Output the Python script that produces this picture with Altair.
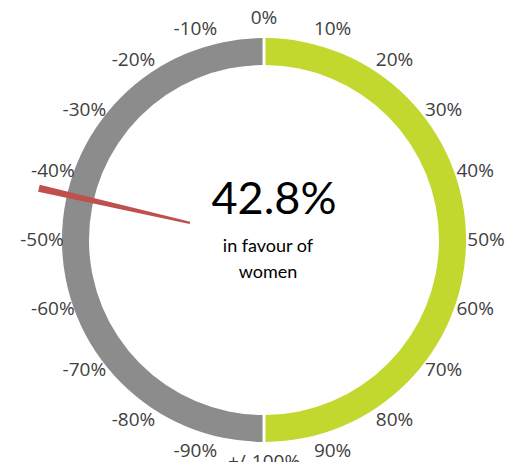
import altair as alt
import pandas as pd

# ring halves (gauge value units, -100 .. 100)
seg_names = ["men", "women"]
seg_start = [-100, 0]
seg_end = [0, 100]
seg_colors = ["#8c8c8c", "#c2d82e"]

# tick labels
tick_values = [-90, -80, -70, -60, -50, -40, -30, -20, -10, 0, 10, 20, 30, 40, 50, 60, 70, 80, 90, 100]
tick_labels = ["-90%", "-80%", "-70%", "-60%", "-50%", "-40%", "-30%", "-20%", "-10%", "0%",
               "10%", "20%", "30%", "40%", "50%", "60%", "70%", "80%", "90%", "+/-100%"]

# needle value
needle_value = -42.8
needle_half_width = 0.5
headline = "42.8%"
sub_lines = ["in favour of", "women"]

CX, CY = 264, 240
theta_scale = alt.Scale(domain=[-100, 100], range=[-3.14159265, 3.14159265])

seg_df = pd.DataFrame({"name": seg_names, "start": seg_start, "end": seg_end})
ring = alt.Chart(seg_df).mark_arc(innerRadius=175, outerRadius=202, padAngle=0.011).encode(
    theta=alt.Theta("start:Q", scale=theta_scale),
    theta2="end:Q",
    color=alt.Color("name:N", scale=alt.Scale(domain=seg_names, range=seg_colors), legend=None),
    x=alt.value(CX), y=alt.value(CY),
)

tick_df = pd.DataFrame({"v": tick_values, "label": tick_labels})
ticks = alt.Chart(tick_df).mark_text(
    radius=222, font="Open Sans", fontSize=19, color="#404040", align="center", baseline="middle"
).encode(
    theta=alt.Theta("v:Q", scale=theta_scale),
    text="label:N",
    x=alt.value(CX), y=alt.value(CY),
)

needle_df = pd.DataFrame({"a": [needle_value - needle_half_width], "b": [needle_value + needle_half_width]})
needle = alt.Chart(needle_df).mark_arc(innerRadius=76, outerRadius=231, color="#c0504d").encode(
    theta=alt.Theta("a:Q", scale=theta_scale),
    theta2="b:Q",
    x=alt.value(CX), y=alt.value(CY),
)

head = alt.Chart(pd.DataFrame({"t": [headline]})).mark_text(
    font="Lato", fontSize=45, color="#000000", align="center", baseline="middle"
).encode(text="t:N", x=alt.value(274), y=alt.value(200))
sub1 = alt.Chart(pd.DataFrame({"t": [sub_lines[0]]})).mark_text(
    font="Lato", fontSize=18, color="#000000", align="center", baseline="middle"
).encode(text="t:N", x=alt.value(268), y=alt.value(247))
sub2 = alt.Chart(pd.DataFrame({"t": [sub_lines[1]]})).mark_text(
    font="Lato", fontSize=18, color="#000000", align="center", baseline="middle"
).encode(text="t:N", x=alt.value(268), y=alt.value(273))

chart = alt.layer(ring, needle, ticks, head, sub1, sub2).properties(
    width=514, height=462, autosize=alt.AutoSizeParams(type="none"), padding=0, background="white"
).configure_view(stroke=None)

chart.save("out.html", embed_options={"renderer": "svg", "actions": False})
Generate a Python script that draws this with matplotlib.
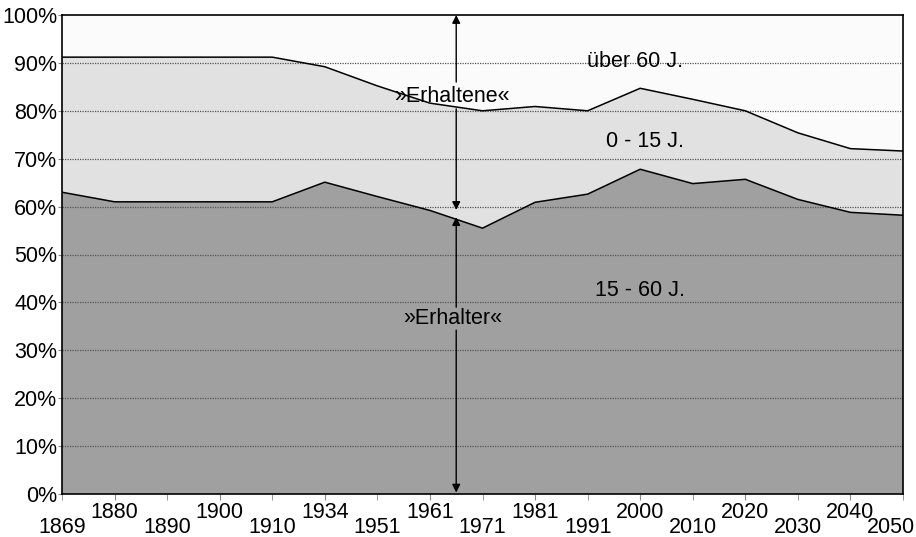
import matplotlib
matplotlib.use("Agg")
from matplotlib import pyplot as plt
from matplotlib.transforms import ScaledTranslation
import numpy as np

plt.rcParams['font.family'] = ['Liberation Sans', 'DejaVu Sans']

years = ['1869', '1880', '1890', '1900', '1910', '1934', '1951', '1961', '1971',
         '1981', '1991', '2000', '2010', '2020', '2030', '2040', '2050']

# shares in percent
share_15_60 = [63.0, 61.0, 61.0, 61.0, 61.0, 65.1, 62.1, 59.2, 55.5,
               60.9, 62.6, 67.8, 64.8, 65.7, 61.5, 58.8, 58.2]
share_0_15 = [28.2, 30.2, 30.2, 30.2, 30.2, 24.1, 23.1, 22.4, 24.5,
              20.0, 17.4, 16.9, 17.6, 14.3, 13.9, 13.3, 13.4]
share_over_60 = [8.8, 8.8, 8.8, 8.8, 8.8, 10.8, 14.8, 18.4, 20.0,
                 19.1, 20.0, 15.3, 17.6, 20.0, 24.6, 27.9, 28.4]

series_labels = ['15 - 60 J.', '0 - 15 J.', 'über 60 J.']
colors = ['#a0a0a0', '#e1e1e1', '#fbfbfb']
FS = 15.5

x = np.arange(len(years))
y = np.vstack([share_15_60, share_0_15, share_over_60])

fig = plt.figure(figsize=(9.16, 5.37), dpi=100)
ax = fig.add_axes([62 / 916, 1 - 494 / 537, 841 / 916, 479 / 537])

ax.stackplot(x, y, colors=colors, zorder=1)
cum = np.cumsum(y, axis=0)
ax.plot(x, cum[0], color='black', lw=1.1, zorder=3)
ax.plot(x, cum[1], color='black', lw=1.1, zorder=3)

ax.set_xlim(0, len(years) - 1)
ax.set_ylim(0, 100)

# grid on top of the areas
yt = np.arange(0, 101, 10)
ax.set_yticks(yt)
ax.set_yticklabels(['%d%%' % v for v in yt])
for v in yt[1:-1]:
    ax.axhline(v, color='#555555', lw=0.9, ls=(0, (1, 1)), zorder=2)

# alternating year labels: odd positions high, even positions low
ax.set_xticks(x[1::2])
ax.set_xticklabels(years[1::2])
ax.set_xticks(x[0::2], minor=True)
ax.set_xticklabels(years[0::2], minor=True)
ax.tick_params(axis='x', which='major', length=4, pad=2.0, labelsize=FS, color='#888888')
ax.tick_params(axis='x', which='minor', length=4, pad=12.3, labelsize=FS, color='#888888')
ax.tick_params(axis='y', length=3, pad=0.5, labelsize=FS, color='#888888')

# last label sits a bit to the left, as in the original
last = ax.xaxis.get_minorticklabels()[-1]
last.set_transform(last.get_transform() + ScaledTranslation(-12 / 100, 0, fig.dpi_scale_trans))

for s in ax.spines.values():
    s.set_color('black')
    s.set_linewidth(1.2)
    s.set_zorder(4)

# series labels
ax.text(10.9, 90.2, series_labels[2], ha='center', va='center', fontsize=FS, zorder=5)
ax.text(11.1, 73.5, series_labels[1], ha='center', va='center', fontsize=FS, zorder=5)
ax.text(11.0, 42.4, series_labels[0], ha='center', va='center', fontsize=FS, zorder=5)

# arrows
arrow = dict(arrowstyle='-|>', color='black', lw=1.0, mutation_scale=12, shrinkA=0, shrinkB=0)
xa = 7.5
ax.annotate('', xy=(xa, 100), xytext=(xa, 86), arrowprops=arrow, zorder=5)
ax.annotate('', xy=(xa, 59.3), xytext=(xa, 80.4), arrowprops=arrow, zorder=5)
ax.text(xa - 0.09, 83.0, '»Erhaltene«', ha='center', va='center', fontsize=FS, zorder=5)
ax.annotate('', xy=(xa, 57.8), xytext=(xa, 39.0), arrowprops=arrow, zorder=5)
ax.annotate('', xy=(xa, 0.3), xytext=(xa, 34.2), arrowprops=arrow, zorder=5)
ax.text(xa - 0.06, 36.7, '»Erhalter«', ha='center', va='center', fontsize=FS, zorder=5)

fig.savefig('out.png', dpi=100)
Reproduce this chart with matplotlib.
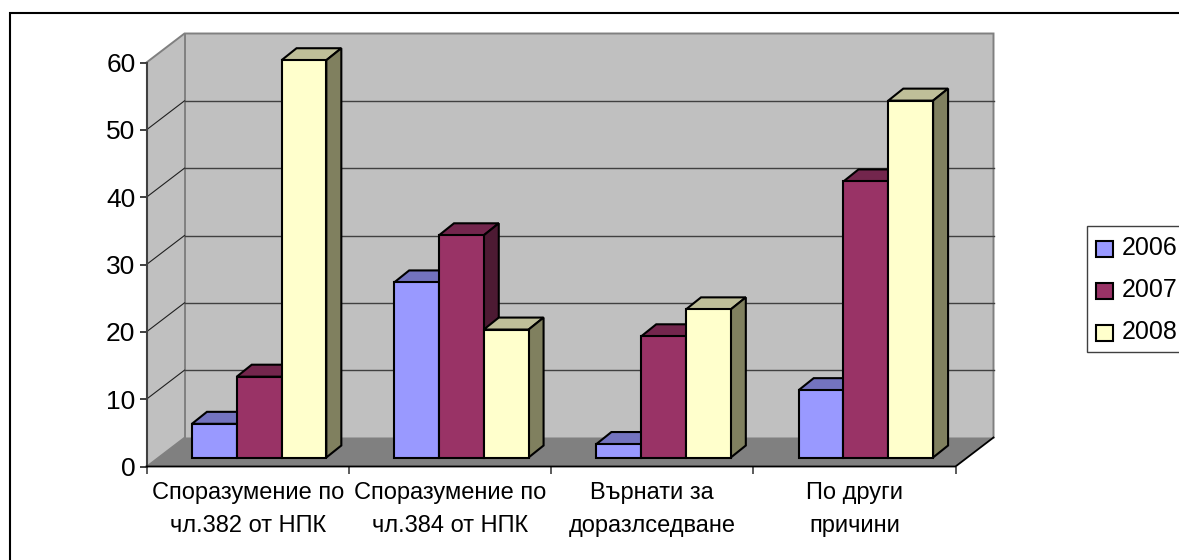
import matplotlib
matplotlib.use('Agg')
import matplotlib.pyplot as plt
from matplotlib.patches import Polygon, Rectangle

plt.rcParams['font.family'] = ['Liberation Sans', 'DejaVu Sans']

categories = ['Споразумение по\nчл.382 от НПК', 'Споразумение по\nчл.384 от НПК',
              'Върнати за\nдоразлседване', 'По други\nпричини']
years = ['2006', '2007', '2008']
vals_2006 = [5, 26, 2, 10]
vals_2007 = [12, 33, 18, 41]
vals_2008 = [59, 19, 22, 53]
y_ticks = [0, 10, 20, 30, 40, 50, 60]

W, H = 1179, 560
fig = plt.figure(figsize=(W / 100, H / 100), dpi=100, facecolor='white')

# frame round the whole chart, right and bottom edges fall outside the image
fig.add_artist(Rectangle((10 / W, 1 - 600 / H), 1300 / W, 587 / H, transform=fig.transFigure,
                         fill=False, ec='black', lw=1.5))

# axes = front plane of the 3d box
left, right, top, bottom = 146.5, 955.5, 62.5, 466.5
ax = fig.add_axes([left / W, 1 - bottom / H, (right - left) / W, (bottom - top) / H])
ax.set_xlim(0, 4)
ax.set_ylim(0, 60)
ax.patch.set_visible(False)
for s in ax.spines.values():
    s.set_visible(False)

px = 4 / (right - left)
py = 60 / (bottom - top)
dx, dy = 38 * px, 29 * py  # box depth


def poly(pts, fc, ec='black', lw=1.5, z=2):
    ax.add_patch(Polygon(pts, closed=True, fc=fc, ec=ec, lw=lw, clip_on=False, zorder=z,
                         joinstyle='miter'))


# walls and floor
poly([(0, 0), (dx, dy), (dx, 60 + dy), (0, 60)], '#c0c0c0', ec='none', z=1)
poly([(dx, dy), (4 + dx, dy), (4 + dx, 60 + dy), (dx, 60 + dy)], '#c0c0c0', ec='none', z=1)
poly([(0, 0), (4, 0), (4 + dx, dy), (dx, dy)], '#808080', ec='none', z=1)
ax.plot([0, dx, 4 + dx, 4 + dx], [60, 60 + dy, 60 + dy, dy], color='#808080', lw=1.4,
        clip_on=False, zorder=1.5, solid_joinstyle='miter')
ax.plot([dx, dx], [dy, 60 + dy], color='#808080', lw=1.4, clip_on=False, zorder=1.5)

# gridlines on both walls
for v in y_ticks[1:-1]:
    ax.plot([0, dx], [v, v + dy], color='#202020', lw=0.8, clip_on=False, zorder=1.6)
    ax.plot([dx, 4 + dx], [v + dy, v + dy], color='#404040', lw=1, clip_on=False, zorder=1.6)

# front edges
ax.plot([0, 0], [0, 60], color='#404040', lw=1.5, clip_on=False, zorder=1.7)
ax.plot([0, 4, 4 + dx], [0, 0, dy], color='black', lw=1.3, clip_on=False, zorder=1.7)
ax.plot([0, dx], [0, dy], color='#808080', lw=1, clip_on=False, zorder=1.6)

# bars
series = [vals_2006, vals_2007, vals_2008]
faces = [('#9999ff', '#7373bf', '#5c5c99'),
         ('#993366', '#73264d', '#4d1a33'),
         ('#ffffcc', '#bfbf99', '#80805f')]
bar_w = 44.8 * px
pad = (1 - 3 * bar_w) / 2
base_x, base_y = 11.5 * px, 9 * py
bx, by = 15 * px, 12 * py  # bar depth
z = 3
for c in range(len(categories)):
    for s, vals in enumerate(series):
        v = vals[c]
        x0 = c + pad + s * bar_w + base_x
        x1 = x0 + bar_w
        y0, y1 = base_y, base_y + v
        front, topc, side = faces[s]
        poly([(x0, y1), (x0 + bx, y1 + by), (x1 + bx, y1 + by), (x1, y1)], topc, z=z)
        poly([(x1, y0), (x1 + bx, y0 + by), (x1 + bx, y1 + by), (x1, y1)], side, z=z)
        poly([(x0, y0), (x1, y0), (x1, y1), (x0, y1)], front, z=z)
        z += 1

ax.set_yticks(y_ticks)
ax.set_xticks(range(5))
ax.set_xticklabels([])
ax.tick_params(axis='y', length=5, width=1.2, color='#202020', labelsize=19, pad=3)
ax.tick_params(axis='x', length=5, width=1.2, color='#404040')

for c, lab in enumerate(categories):
    ax.text(c + 0.5, -16 / (bottom - top), lab, transform=ax.get_xaxis_transform(), ha='center',
            va='top', fontsize=17, linespacing=1.6, color='black', clip_on=False)

# legend, runs off the right side like the reference
fig.add_artist(Rectangle((1087 / W, 1 - 352 / H), 200 / W, 126 / H, transform=fig.transFigure,
                         fc='white', ec='#404040', lw=1))
for i, yr in enumerate(years):
    yc = 249 + i * 42
    fig.add_artist(Rectangle((1096 / W, 1 - (yc + 8) / H), 17 / W, 16 / H,
                             transform=fig.transFigure, fc=faces[i][0], ec='black', lw=1.5))
    fig.text(1122 / W, 1 - (yc - 1) / H, yr, fontsize=18, va='center', ha='left', color='black')

fig.savefig('out.png', dpi=100)
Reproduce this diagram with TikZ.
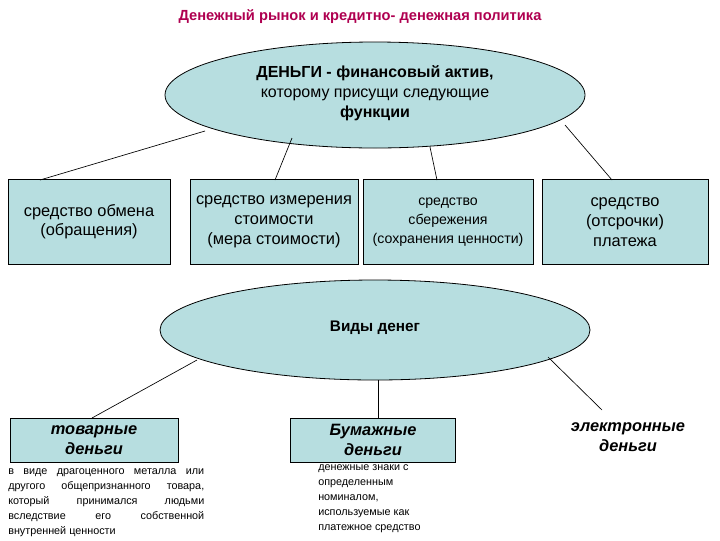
\documentclass[tikz,border=0pt]{standalone}
\usepackage{fontspec}
\setmainfont{Liberation Sans}
\definecolor{fillc}{RGB}{183,222,224}
\definecolor{titc}{RGB}{175,0,80}
\begin{document}
\begin{tikzpicture}[x=0.75pt,y=-0.75pt,
  box/.style={draw,fill=fillc,line width=0.6pt,inner sep=0pt,align=center},
  conn/.style={line width=0.5pt}]
\useasboundingbox (0,0) rectangle (720,540);
\node[font=\bfseries\fontsize{11}{12}\selectfont,text=titc] (title) at (360,17) {Денежный рынок и кредитно- денежная политика};
\draw[fill=fillc,line width=0.6pt] (375,95) ellipse (210 and 53);
\node[align=center,font=\fontsize{12}{15}\selectfont] (money) at (375,93) {\textbf{ДЕНЬГИ - финансовый актив,}\\ которому присущи следующие\\ \textbf{функции}};
\node[box,minimum width=162*0.75pt,minimum height=85*0.75pt,font=\fontsize{12.3}{14.5}\selectfont] (b1) at (89,222) {средство обмена\\(обращения)};
\node[box,minimum width=168*0.75pt,minimum height=85*0.75pt,font=\fontsize{12.3}{15}\selectfont] (b2) at (274,222) {средство измерения\\стоимости\\(мера стоимости)};
\node[box,minimum width=170*0.75pt,minimum height=85*0.75pt,font=\fontsize{10.6}{14}\selectfont] (b3) at (448,222) {средство\\сбережения\\(сохранения ценности)};
\node[box,minimum width=166*0.75pt,minimum height=85*0.75pt,font=\fontsize{12.3}{15}\selectfont] (b4) at (625,222) {средство\\(отсрочки)\\платежа};
\coordinate (e1a) at (205,131); \coordinate (b1t) at (40,180);
\coordinate (e1b) at (292,138); \coordinate (b2t) at (275,180);
\coordinate (e1c) at (430,147); \coordinate (b3t) at (437,180);
\coordinate (e1d) at (565,125); \coordinate (b4t) at (612,180);
\draw[conn] (e1a) -- (b1t); \draw[conn] (e1b) -- (b2t);
\draw[conn] (e1c) -- (b3t); \draw[conn] (e1d) -- (b4t);
\draw[fill=fillc,line width=0.6pt] (375,330) ellipse (215 and 50);
\node[font=\bfseries\fontsize{11.5}{12}\selectfont] (kinds) at (375,328) {Виды денег};
\node[box,minimum width=168*0.75pt,minimum height=44*0.75pt,font=\bfseries\itshape\fontsize{12.3}{15}\selectfont] (b5) at (94,440) {товарные\\деньги};
\node[box,minimum width=165*0.75pt,minimum height=44*0.75pt,font=\bfseries\itshape\fontsize{12.3}{15}\selectfont] (b6) at (373,440) {Бумажные\\деньги};
\node[align=center,font=\bfseries\itshape\fontsize{12.3}{15}\selectfont] (b7) at (628,437) {электронные\\деньги};
\coordinate (e2a) at (197,360); \coordinate (b5t) at (92,418);
\coordinate (e2b) at (378,380); \coordinate (b6t) at (378,418);
\coordinate (e2c) at (548,357); \coordinate (b7t) at (602,410);
\draw[conn] (e2a) -- (b5t); \draw[conn] (e2b) -- (b6t); \draw[conn] (e2c) -- (b7t);
\node[anchor=north west,text width=196*0.75pt,align=justify,inner sep=0pt,font=\fontsize{8.1}{11.3}\selectfont] (d1) at (8,468) {в виде драгоценного металла или другого общепризнанного товара, который принимался людьми вследствие его собственной внутренней ценности};
\node[anchor=north west,align=left,inner sep=0pt,font=\fontsize{8.1}{11.3}\selectfont] (d2) at (318,464) {денежные знаки с\\определенным\\номиналом,\\используемые как\\платежное средство};
\end{tikzpicture}
\end{document}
|---|
In the listing above, find the line with "Reproduce this chart with matplotlib." and the line with "fig = plt.figure(figsize=(W". Copy exactly those two and every line between, without the pictures.

Reproduce this chart with matplotlib.
import matplotlib
matplotlib.use('Agg')
import matplotlib.pyplot as plt
from matplotlib.patches import Polygon, Rectangle

plt.rcParams['font.family'] = ['Liberation Sans', 'DejaVu Sans']

categories = ['Споразумение по\nчл.382 от НПК', 'Споразумение по\nчл.384 от НПК',
              'Върнати за\nдоразлседване', 'По други\nпричини']
years = ['2006', '2007', '2008']
vals_2006 = [5, 26, 2, 10]
vals_2007 = [12, 33, 18, 41]
vals_2008 = [59, 19, 22, 53]
y_ticks = [0, 10, 20, 30, 40, 50, 60]

W, H = 1179, 560
fig = plt.figure(figsize=(W / 100, H / 100), dpi=100, facecolor='white')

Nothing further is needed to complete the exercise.